The clips range from a pre-Mothers of Invention segment with the clean-shaven, sharp-dressed Zappa “playing” a bicycle on the old Steve Allen TV talk and variety show to the Mothers tearing it up at a legendary rock venue in the ’70s; a bit of a European orchestral concert devoted to Zappa’s symphonic music; his articulate and fearless testimony before the Senate; and to conversations from various periods in his career, including just before his death. You see him, and you hear his thoughts and music. Taken as a whole, Eat That Question — opening in San Francisco on July 1 — is probably the most insightful and honest depiction of this particular genius that one could want, short of a detailed, annotated autobiographical book.
THINKING, ACTING, AND LAUGHING
I have a particular affection for writer-director-actor Mike Birbiglia’s lean, nifty Don’t Think Twice, which opens in New York and Los Angeles by the end of July, but doesn’t reach the Bay Area until Aug. 5. It’s a bittersweet, astute ensemble comedy about a talented, dedicated, but struggling improvisational comedy troupe that starts to implode when one of its members passes the audition to join the cast of a high-profile late-night TV series in the mold of Saturday Night Live. The actors playing the improv group — including Birbiglia, Keegan-Michael Key (Key & Peele and MAD TV), Kate Micucci (Garfunkel & Oates), and Gillian Jacobs (Community) — are apparently well versed in the realm of ad-lib sketch comedy.
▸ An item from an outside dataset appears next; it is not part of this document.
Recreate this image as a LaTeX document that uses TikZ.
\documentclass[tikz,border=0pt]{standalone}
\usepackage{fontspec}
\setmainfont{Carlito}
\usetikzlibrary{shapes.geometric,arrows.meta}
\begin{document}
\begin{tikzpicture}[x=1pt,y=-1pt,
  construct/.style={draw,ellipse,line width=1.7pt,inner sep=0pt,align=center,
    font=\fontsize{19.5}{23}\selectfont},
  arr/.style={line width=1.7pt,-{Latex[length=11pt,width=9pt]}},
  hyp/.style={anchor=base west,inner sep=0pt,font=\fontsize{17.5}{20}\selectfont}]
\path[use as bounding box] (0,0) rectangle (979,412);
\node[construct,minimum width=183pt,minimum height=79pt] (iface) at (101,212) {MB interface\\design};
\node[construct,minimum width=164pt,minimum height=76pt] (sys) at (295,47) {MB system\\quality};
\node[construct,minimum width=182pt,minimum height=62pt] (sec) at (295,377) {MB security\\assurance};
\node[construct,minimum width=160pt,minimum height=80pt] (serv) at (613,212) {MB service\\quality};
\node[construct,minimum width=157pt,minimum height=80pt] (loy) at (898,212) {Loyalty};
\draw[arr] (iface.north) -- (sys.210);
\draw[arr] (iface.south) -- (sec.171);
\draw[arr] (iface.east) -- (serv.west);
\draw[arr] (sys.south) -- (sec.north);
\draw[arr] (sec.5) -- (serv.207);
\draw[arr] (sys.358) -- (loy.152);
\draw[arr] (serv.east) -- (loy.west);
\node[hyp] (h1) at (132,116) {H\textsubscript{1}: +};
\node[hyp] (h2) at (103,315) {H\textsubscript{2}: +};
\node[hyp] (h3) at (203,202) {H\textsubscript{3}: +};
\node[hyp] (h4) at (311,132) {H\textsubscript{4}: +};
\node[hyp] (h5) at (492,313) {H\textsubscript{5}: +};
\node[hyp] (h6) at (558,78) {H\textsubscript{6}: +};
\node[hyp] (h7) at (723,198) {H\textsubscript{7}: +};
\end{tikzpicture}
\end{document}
The inside showbiz backstage stuff rings true. But what really makes Don’t Think Twice special is its depiction of the all-too-human emotions that swamp the troupe in the face of their colleague’s newfound success. Love and respect turn to jealousy and anger as romantic and career frustration upend these once-devoted comrades — and we’re there to see the trust and fealty unravel and to ruefully laugh.